The problem is that almost all the literature for children and teens written on the topic is written by non-adoptees. It’s not that those who don’t come from this experience absolutely can’t understand its complexities, but rather, that they unfortunately often don’t. This is again why we have to talk about power in relationships and storytelling. Who is telling what stories, and from whose perspective? Who is the subject, and who is the object? What images and ideas get communicated over and over again, and what is left out?
E.M.K.: What are you working on now? (If you feel like discussing it)
S.G.: For better or worse, I am someone who always has multiple projects running at once. So, I am now in the middle of a YA novel about a Liberian American teenager who keeps on getting into fights with his black American peers, gets expelled from his high school in Minnesota, and is then sent “back” to Liberia by his parents, who feel they can no longer control him.
Then, I am also halfway through a family memoir, tentatively titled Love Across The Middle Passage: Making An African/African American Family. My husband is Liberian, so the book asks the question: “Can Africans and African Americans really come together — in family, in love, in friendship, in community and institution-building?” If you are interested, you can listen to an excerpt here: http://www.mprnews.org/story/2015/11/06/bcst-books-more-than-a-single-story . Click on “Part Two.”

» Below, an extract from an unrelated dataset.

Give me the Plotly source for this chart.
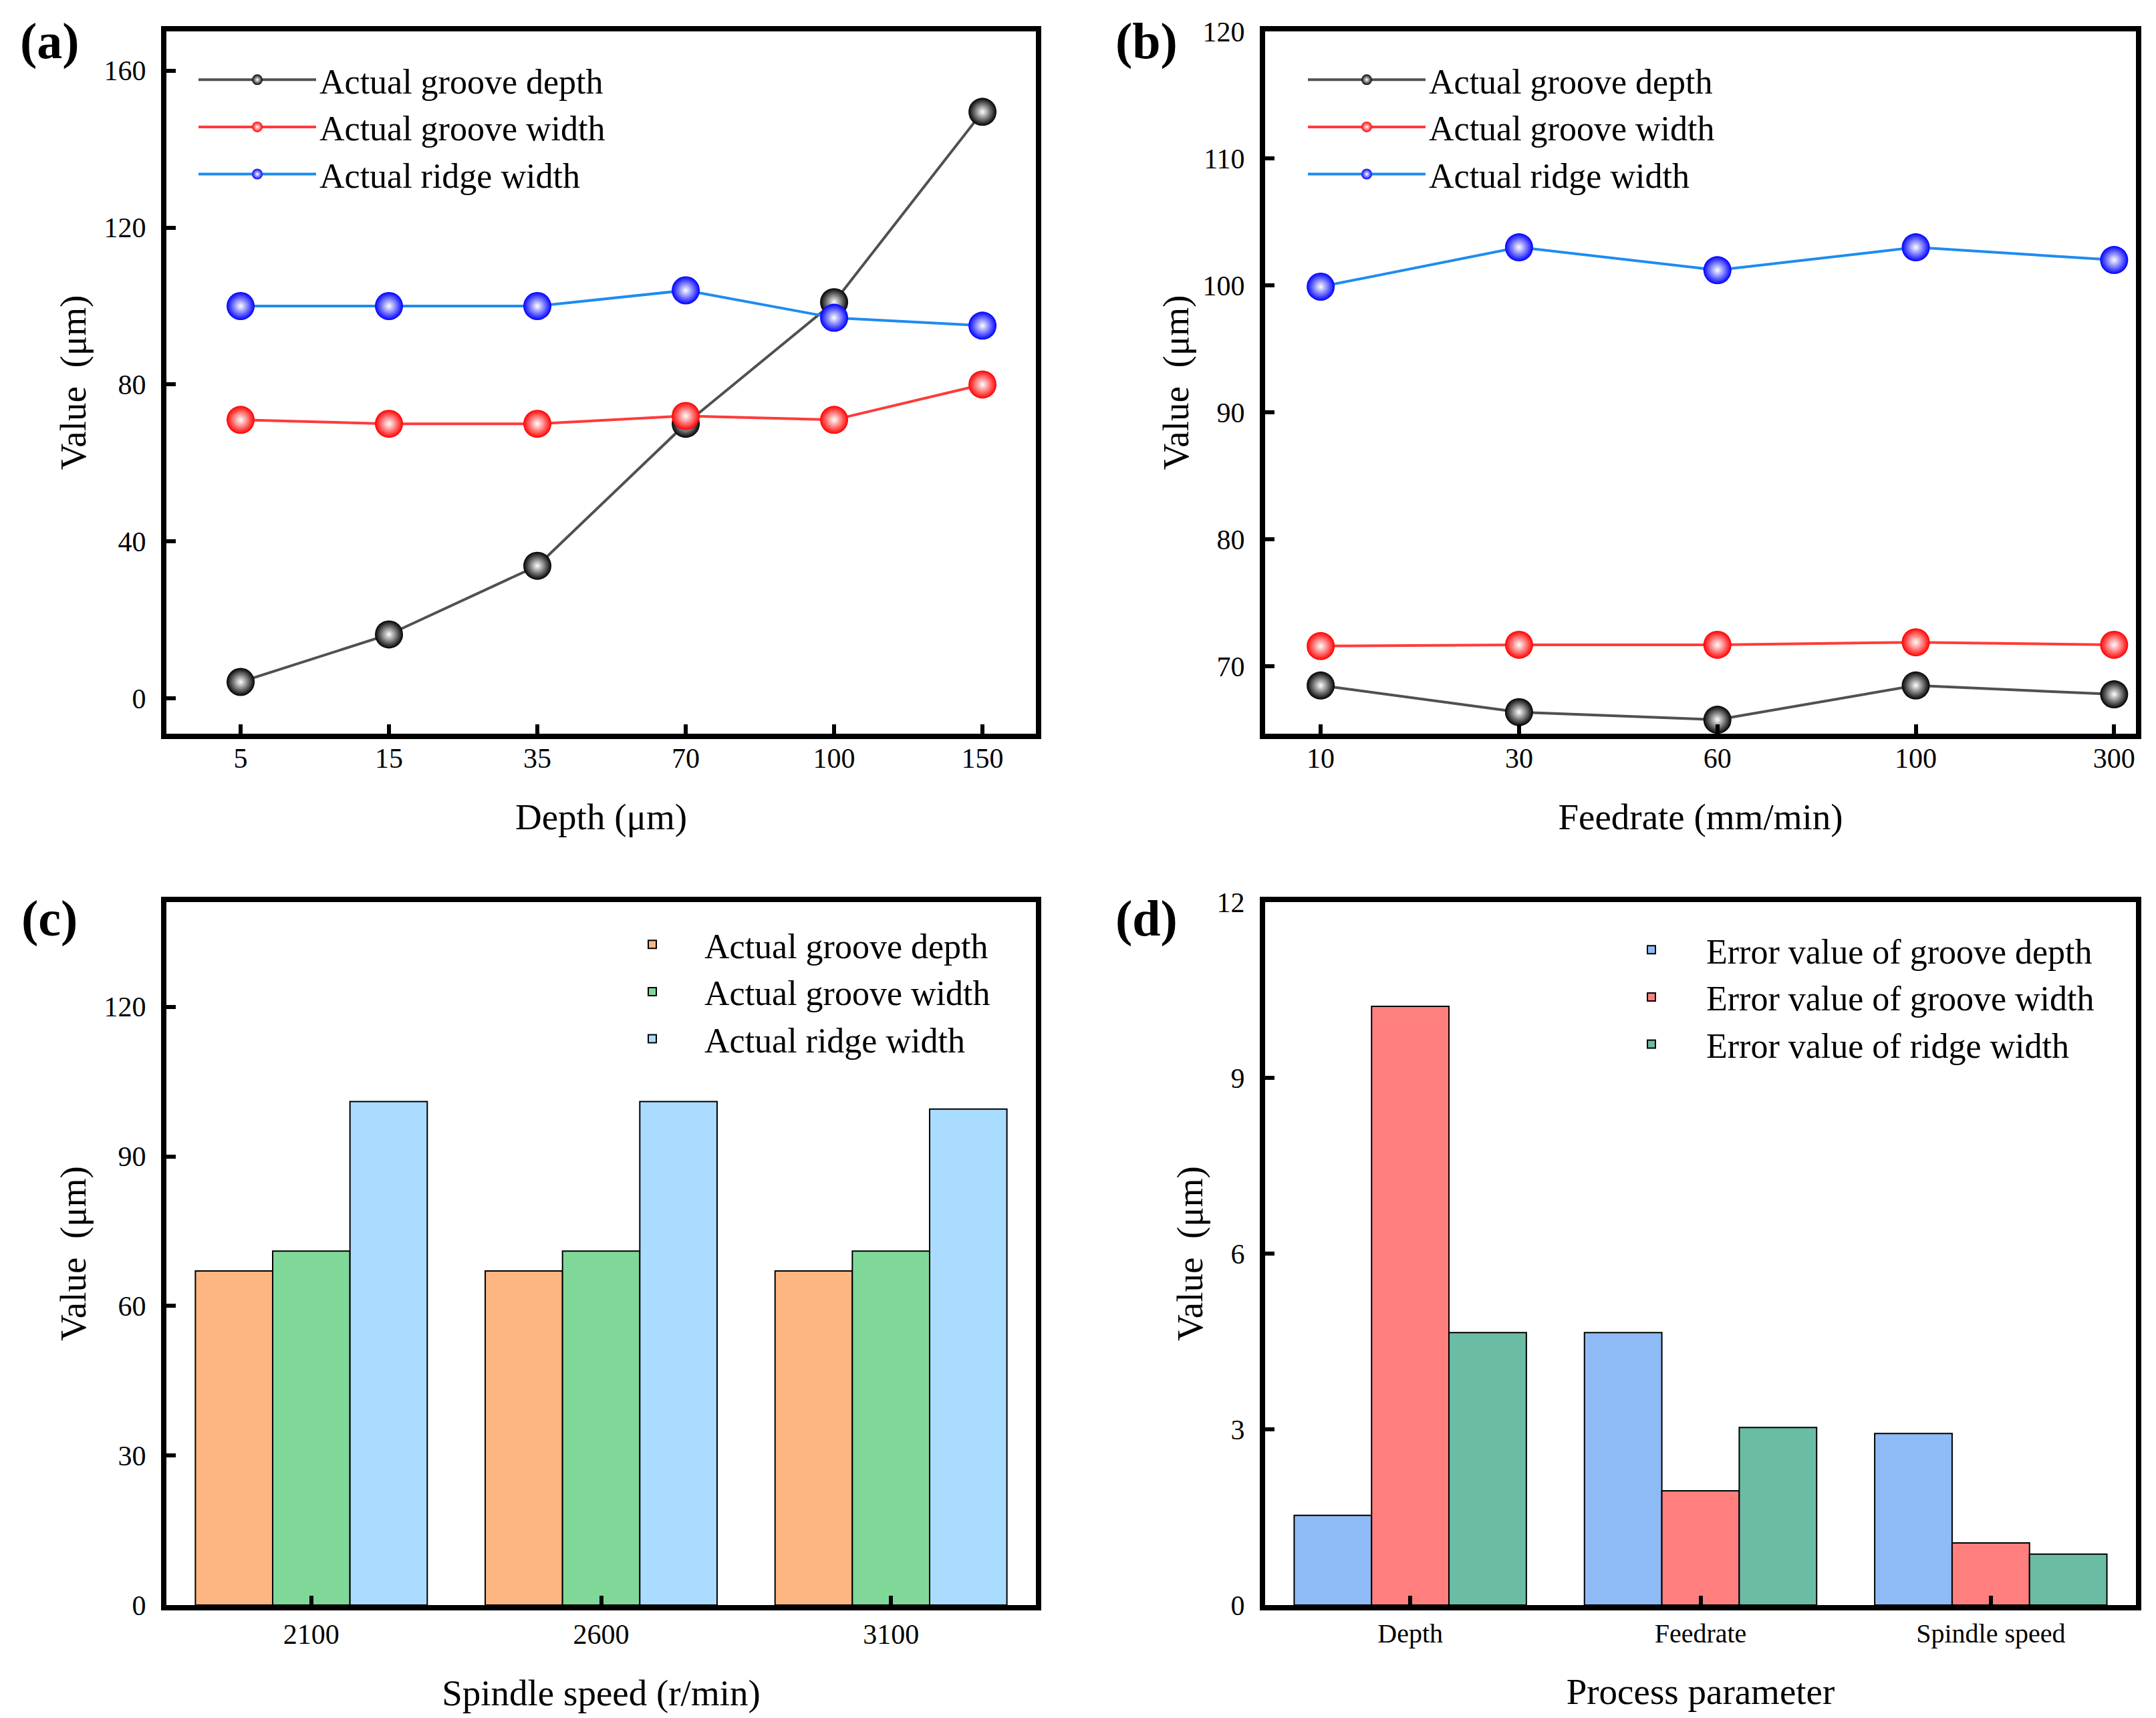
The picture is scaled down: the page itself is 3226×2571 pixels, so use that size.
import plotly.graph_objects as go

FONT = "Liberation Serif, Times New Roman, serif"
W, H = 3226, 2571

# (a) varying depth
depth_labels = ["5", "15", "35", "70", "100", "150"]
a_groove_depth = [4.2, 16.3, 33.8, 70.0, 101.0, 149.5]
a_groove_width = [71.0, 70.0, 70.0, 72.0, 71.0, 80.0]
a_ridge_width = [100.0, 100.0, 100.0, 104.0, 97.0, 95.0]

# (b) varying feedrate
feed_labels = ["10", "30", "60", "100", "300"]
b_groove_depth = [68.5, 66.4, 65.8, 68.5, 67.8]
b_groove_width = [71.6, 71.7, 71.7, 71.9, 71.7]
b_ridge_width = [99.9, 103.0, 101.2, 103.0, 102.0]

# (c) varying spindle speed
speed_labels = ["2100", "2600", "3100"]
c_groove_depth = [67.0, 67.0, 67.0]
c_groove_width = [71.0, 71.0, 71.0]
c_ridge_width = [101.0, 101.0, 99.5]

# (d) error values per process parameter
param_labels = ["Depth", "Feedrate", "Spindle speed"]
d_depth_err = [1.53, 4.65, 2.93]
d_width_err = [10.22, 1.95, 1.06]
d_ridge_err = [4.65, 3.03, 0.87]

line_names = ["Actual groove depth", "Actual groove width", "Actual ridge width"]
line_colors = ["#505050", "#FF3B3B", "#1E8CF0"]
marker_colors = ["#000000", "#FF0000", "#0000FF"]

fig = go.Figure()

def add_lines(x, series, xa, ya, legend):
    for name, vals, lc, mc in zip(line_names, series, line_colors, marker_colors):
        fig.add_trace(go.Scatter(
            x=x, y=vals, name=name, mode="lines+markers",
            xaxis=xa, yaxis=ya, legend=legend,
            line=dict(color=lc, width=4),
            marker=dict(size=42, color=mc,
                        gradient=dict(type="radial", color="#FFFFFF"),
                        line=dict(width=0)),
        ))

add_lines(depth_labels, [a_groove_depth, a_groove_width, a_ridge_width], "x", "y", "legend")
add_lines(feed_labels, [b_groove_depth, b_groove_width, b_ridge_width], "x2", "y2", "legend2")

bar_line = dict(color="black", width=2)
for name, vals, col in zip(line_names, [c_groove_depth, c_groove_width, c_ridge_width],
                           ["#FDB582", "#80D898", "#AADCFF"]):
    fig.add_trace(go.Bar(x=speed_labels, y=vals, name=name, xaxis="x3", yaxis="y3",
                         legend="legend3", marker=dict(color=col, line=bar_line)))

err_names = ["Error value of groove depth", "Error value of groove width", "Error value of ridge width"]
for name, vals, col in zip(err_names, [d_depth_err, d_width_err, d_ridge_err],
                           ["#8EBBF5", "#FF7F7F", "#6ABCA5"]):
    fig.add_trace(go.Bar(x=param_labels, y=vals, name=name, xaxis="x4", yaxis="y4",
                         legend="legend4", marker=dict(color=col, line=bar_line)))

tick_font = dict(family=FONT, size=42, color="black")
title_font = dict(family=FONT, size=55, color="black")

def ax(**kw):
    base = dict(showline=True, mirror=True, linecolor="black", linewidth=8,
                ticks="inside", ticklen=14, tickwidth=6, tickcolor="black",
                showgrid=False, zeroline=False, automargin=False, tickfont=tick_font)
    base.update(kw)
    return base

def xdom(l, r):
    return [l / W, r / W]

def ydom(t, b):
    return [1 - b / H, 1 - t / H]

ytitle = "Value\u00a0\u00a0(μm)"
dom_top = ydom(39, 1090)
dom_bot = ydom(1342, 2394)
dom_left = xdom(241, 1542)
dom_right = xdom(1885, 3188)

legend_style = dict(bgcolor="rgba(0,0,0,0)", font=dict(family=FONT, size=52, color="black"),
                    xanchor="left", yanchor="top", tracegroupgap=0)

fig.update_layout(
    width=W, height=H,
    paper_bgcolor="white", plot_bgcolor="white",
    margin=dict(l=0, r=0, t=0, b=0),
    barmode="group", bargap=0.2, bargroupgap=0,
    font=dict(family=FONT, color="black"),
    xaxis=ax(domain=dom_left, anchor="y", type="category", range=[-0.5, 5.36],
             ticklabelstandoff=-7,
             title=dict(text="Depth (μm)", font=title_font, standoff=48)),
    yaxis=ax(domain=dom_top, anchor="x", range=[-9, 170], tick0=0, dtick=40,
             ticklabelstandoff=14,
             title=dict(text=ytitle, font=title_font, standoff=12)),
    xaxis2=ax(domain=dom_right, anchor="y2", type="category", range=[-0.28, 4.11],
              ticklabelstandoff=-7,
              title=dict(text="Feedrate (mm/min)", font=title_font, standoff=48)),
    yaxis2=ax(domain=dom_top, anchor="x2", range=[64.7, 120], tick0=70, dtick=10,
              ticklabelstandoff=14,
              title=dict(text=ytitle, font=title_font, standoff=6)),
    xaxis3=ax(domain=dom_left, anchor="y3", type="category", range=[-0.5, 2.5],
              title=dict(text="Spindle speed (r/min)", font=title_font, standoff=48)),
    yaxis3=ax(domain=dom_bot, anchor="x3", range=[0, 141], tick0=0, dtick=30,
              ticklabelstandoff=14,
              title=dict(text=ytitle, font=title_font, standoff=12)),
    xaxis4=ax(domain=dom_right, anchor="y4", type="category", range=[-0.5, 2.5],
              tickfont=dict(family=FONT, size=40, color="black"),
              title=dict(text="Process parameter", font=title_font, standoff=48)),
    yaxis4=ax(domain=dom_bot, anchor="x4", range=[0, 12], tick0=0, dtick=3,
              ticklabelstandoff=14,
              title=dict(text=ytitle, font=title_font, standoff=6)),
    legend=dict(x=284 / W, y=1 - 71 / H, itemwidth=176, **legend_style),
    legend2=dict(x=1944 / W, y=1 - 71 / H, itemwidth=176, **legend_style),
    legend3=dict(x=890 / W, y=1 - 1365 / H, itemwidth=146, **legend_style),
    legend4=dict(x=2381 / W, y=1 - 1373 / H, itemwidth=154, **legend_style),
)

panel_labels = [("(a)", 66, 53), ("(b)", 1707, 53), ("(c)", 66, 1366), ("(d)", 1707, 1366)]
for text, px, py in panel_labels:
    fig.add_annotation(text=f"<b>{text}</b>", x=px / W, y=1 - py / H,
                       xref="paper", yref="paper", showarrow=False,
                       xanchor="center", yanchor="middle",
                       font=dict(family=FONT, size=76, color="black"))

fig.write_html("out.html")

Finally, for a number of years I have been working through a literary novel about three generations of a Liberian family. The book starts in the 19th century, with a family of freed black American slaves who are some of the founding members of the Liberian colony, then it jumps to 1925 and the forced plantation labor that many Liberian villagers endured, and concludes with the 1980 coup that led to the almost 15-year civil war.
Thanks for the interview, Shannon! And congratulations on the publication of See No Color!
Shannon Gibney is a writer, educator, activist, and the author of See No Color, a young adult novel. Her writing has appeared in Al Jazeera English, The Crisis, Gawker, and other venues. A Bush Artist and McKnight Writing Fellow, she lives with her husband and children in Minneapolis.